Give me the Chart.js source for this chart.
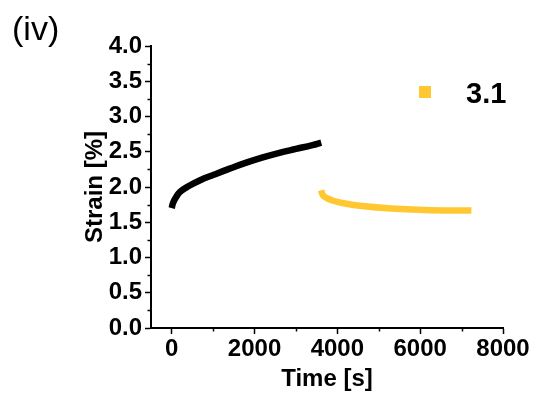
<!DOCTYPE html>
<html>
<head>
<meta charset="utf-8">
<script src="https://cdn.jsdelivr.net/npm/chart.js@4.4.0/dist/chart.umd.min.js"></script>
<style>
  html, body { margin: 0; padding: 0; background: #fff; }
  #wrap { width: 535px; height: 397px; position: relative; }
</style>
</head>
<body>
<div id="wrap"><canvas id="strainChart"></canvas></div>
<script>
// values
const panelLabel = "(iv)";
const loadTime = [0, 30, 100, 200, 400, 700, 1000, 1400, 1800, 2200, 2600, 3000, 3400, 3611];
const loadStrain = [1.70, 1.77, 1.85, 1.93, 2.01, 2.10, 2.17, 2.26, 2.345, 2.42, 2.485, 2.54, 2.595, 2.63];
const recoveryTime = [3611, 3630, 3670, 3750, 3900, 4150, 4600, 5300, 6100, 7237];
const recoveryStrain = [1.955, 1.91, 1.87, 1.84, 1.805, 1.77, 1.73, 1.695, 1.675, 1.665];
const xTicks = [0, 2000, 4000, 6000, 8000];
const xMinor = [1000, 3000, 5000, 7000];
const yTicks = [0, 0.5, 1.0, 1.5, 2.0, 2.5, 3.0, 3.5, 4.0];
const yMinor = [0.25, 0.75, 1.25, 1.75, 2.25, 2.75, 3.25, 3.75];
const legendLabel = "3.1";

const FONT = "'Liberation Sans', Arial, sans-serif";
const YELLOW = "#FFC832";

const toPts = (xs, ys) => xs.map((x, i) => ({ x, y: ys[i] }));

// panel label, inside legend and minor ticks
const extras = {
    id: 'extras',
    afterDraw(chart) {
        const ctx = chart.ctx;
        const xs = chart.scales.x, ys = chart.scales.y;
        ctx.save();
        ctx.strokeStyle = '#000';
        ctx.lineWidth = 1.5;
        xMinor.forEach(v => {
            const px = Math.round(xs.getPixelForValue(v)) + 0.5;
            ctx.beginPath(); ctx.moveTo(px, xs.top); ctx.lineTo(px, xs.top + 3.5); ctx.stroke();
        });
        yMinor.forEach(v => {
            const py = Math.round(ys.getPixelForValue(v)) + 0.5;
            ctx.beginPath(); ctx.moveTo(ys.right, py); ctx.lineTo(ys.right - 3.5, py); ctx.stroke();
        });

        ctx.fillStyle = '#000';
        ctx.font = "34px " + FONT;
        ctx.textBaseline = 'alphabetic';
        ctx.textAlign = 'left';
        ctx.fillText(panelLabel, 12, 40);

        const ds = chart.data.datasets[1];
        ctx.fillStyle = ds.borderColor;
        ctx.fillRect(419, 86, 12, 12);
        ctx.fillStyle = '#000';
        ctx.font = "bold 29px " + FONT;
        ctx.fillText(ds.label, 466, 103);
        ctx.restore();
    }
};

const tickFont = { family: FONT, size: 24, weight: 'bold' };

new Chart(document.getElementById('strainChart'), {
    type: 'scatter',
    data: {
        datasets: [
            { label: 'loading', data: toPts(loadTime, loadStrain), showLine: true, borderColor: '#000', backgroundColor: '#000', borderWidth: 6.5, pointRadius: 0, tension: 0.4 },
            { label: legendLabel, data: toPts(recoveryTime, recoveryStrain), showLine: true, borderColor: YELLOW, backgroundColor: YELLOW, borderWidth: 6.5, pointRadius: 0, tension: 0.4 }
        ]
    },
    options: {
        responsive: true,
        maintainAspectRatio: false,
        animation: false,
        layout: { padding: { left: 70, top: 46, right: 32, bottom: 0 } },
        plugins: { legend: { display: false }, tooltip: { enabled: false } },
        scales: {
            x: {
                type: 'linear',
                min: -500, max: 8000,
                afterBuildTicks: s => { s.ticks = xTicks.map(v => ({ value: v })); },
                afterFit: s => { s.height = 69; },
                grid: { drawOnChartArea: false, tickLength: 6, tickWidth: 1.5, tickColor: '#000' },
                border: { color: '#000', width: 2 },
                ticks: { color: '#000', padding: 1, maxRotation: 0, callback: v => String(v), font: tickFont },
                title: { display: true, text: 'Time [s]', color: '#000', padding: { top: 0, bottom: 3 }, font: tickFont }
            },
            y: {
                min: 0, max: 4,
                afterBuildTicks: s => { s.ticks = yTicks.map(v => ({ value: v })); },
                afterFit: s => { s.width = 81; },
                grid: { drawOnChartArea: false, tickLength: 6, tickWidth: 1.5, tickColor: '#000' },
                border: { color: '#000', width: 2 },
                ticks: { color: '#000', padding: 3, callback: v => v.toFixed(1), font: tickFont },
                title: { display: true, text: 'Strain [%]', color: '#000', padding: { top: 11, bottom: 0 }, font: tickFont }
            }
        }
    },
    plugins: [extras]
});
</script>
</body>
</html>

* [Exercise prompt]:
Produce an exact copy of each line of data, skipping embedded images.

* [Solution below]:
Give me the Chart.js source for this chart.
<!DOCTYPE html>
<html>
<head>
<meta charset="utf-8">
<script src="https://cdn.jsdelivr.net/npm/chart.js@4.4.0/dist/chart.umd.min.js"></script>
<style>
  html, body { margin: 0; padding: 0; background: #fff; }
  #wrap { width: 535px; height: 397px; position: relative; }
</style>
</head>
<body>
<div id="wrap"><canvas id="strainChart"></canvas></div>
<script>
// values
const panelLabel = "(iv)";
const loadTime = [0, 30, 100, 200, 400, 700, 1000, 1400, 1800, 2200, 2600, 3000, 3400, 3611];
const loadStrain = [1.70, 1.77, 1.85, 1.93, 2.01, 2.10, 2.17, 2.26, 2.345, 2.42, 2.485, 2.54, 2.595, 2.63];
const recoveryTime = [3611, 3630, 3670, 3750, 3900, 4150, 4600, 5300, 6100, 7237];
const recoveryStrain = [1.955, 1.91, 1.87, 1.84, 1.805, 1.77, 1.73, 1.695, 1.675, 1.665];
const xTicks = [0, 2000, 4000, 6000, 8000];
const xMinor = [1000, 3000, 5000, 7000];
const yTicks = [0, 0.5, 1.0, 1.5, 2.0, 2.5, 3.0, 3.5, 4.0];
const yMinor = [0.25, 0.75, 1.25, 1.75, 2.25, 2.75, 3.25, 3.75];
const legendLabel = "3.1";

const FONT = "'Liberation Sans', Arial, sans-serif";
const YELLOW = "#FFC832";

const toPts = (xs, ys) => xs.map((x, i) => ({ x, y: ys[i] }));

// panel label, inside legend and minor ticks
const extras = {
    id: 'extras',
    afterDraw(chart) {
        const ctx = chart.ctx;
        const xs = chart.scales.x, ys = chart.scales.y;
        ctx.save();
        ctx.strokeStyle = '#000';
        ctx.lineWidth = 1.5;
        xMinor.forEach(v => {
            const px = Math.round(xs.getPixelForValue(v)) + 0.5;
            ctx.beginPath(); ctx.moveTo(px, xs.top); ctx.lineTo(px, xs.top + 3.5); ctx.stroke();
        });
        yMinor.forEach(v => {
            const py = Math.round(ys.getPixelForValue(v)) + 0.5;
            ctx.beginPath(); ctx.moveTo(ys.right, py); ctx.lineTo(ys.right - 3.5, py); ctx.stroke();
        });

        ctx.fillStyle = '#000';
        ctx.font = "34px " + FONT;
        ctx.textBaseline = 'alphabetic';
        ctx.textAlign = 'left';
        ctx.fillText(panelLabel, 12, 40);

        const ds = chart.data.datasets[1];
        ctx.fillStyle = ds.borderColor;
        ctx.fillRect(419, 86, 12, 12);
        ctx.fillStyle = '#000';
        ctx.font = "bold 29px " + FONT;
        ctx.fillText(ds.label, 466, 103);
        ctx.restore();
    }
};

const tickFont = { family: FONT, size: 24, weight: 'bold' };

new Chart(document.getElementById('strainChart'), {
    type: 'scatter',
    data: {
        datasets: [
            { label: 'loading', data: toPts(loadTime, loadStrain), showLine: true, borderColor: '#000', backgroundColor: '#000', borderWidth: 6.5, pointRadius: 0, tension: 0.4 },
            { label: legendLabel, data: toPts(recoveryTime, recoveryStrain), showLine: true, borderColor: YELLOW, backgroundColor: YELLOW, borderWidth: 6.5, pointRadius: 0, tension: 0.4 }
        ]
    },
    options: {
        responsive: true,
        maintainAspectRatio: false,
        animation: false,
        layout: { padding: { left: 70, top: 46, right: 32, bottom: 0 } },
        plugins: { legend: { display: false }, tooltip: { enabled: false } },
        scales: {
            x: {
                type: 'linear',
                min: -500, max: 8000,
                afterBuildTicks: s => { s.ticks = xTicks.map(v => ({ value: v })); },
                afterFit: s => { s.height = 69; },
                grid: { drawOnChartArea: false, tickLength: 6, tickWidth: 1.5, tickColor: '#000' },
                border: { color: '#000', width: 2 },
                ticks: { color: '#000', padding: 1, maxRotation: 0, callback: v => String(v), font: tickFont },
                title: { display: true, text: 'Time [s]', color: '#000', padding: { top: 0, bottom: 3 }, font: tickFont }
            },
            y: {
                min: 0, max: 4,
                afterBuildTicks: s => { s.ticks = yTicks.map(v => ({ value: v })); },
                afterFit: s => { s.width = 81; },
                grid: { drawOnChartArea: false, tickLength: 6, tickWidth: 1.5, tickColor: '#000' },
                border: { color: '#000', width: 2 },
                ticks: { color: '#000', padding: 3, callback: v => v.toFixed(1), font: tickFont },
                title: { display: true, text: 'Strain [%]', color: '#000', padding: { top: 11, bottom: 0 }, font: tickFont }
            }
        }
    },
    plugins: [extras]
});
</script>
</body>
</html>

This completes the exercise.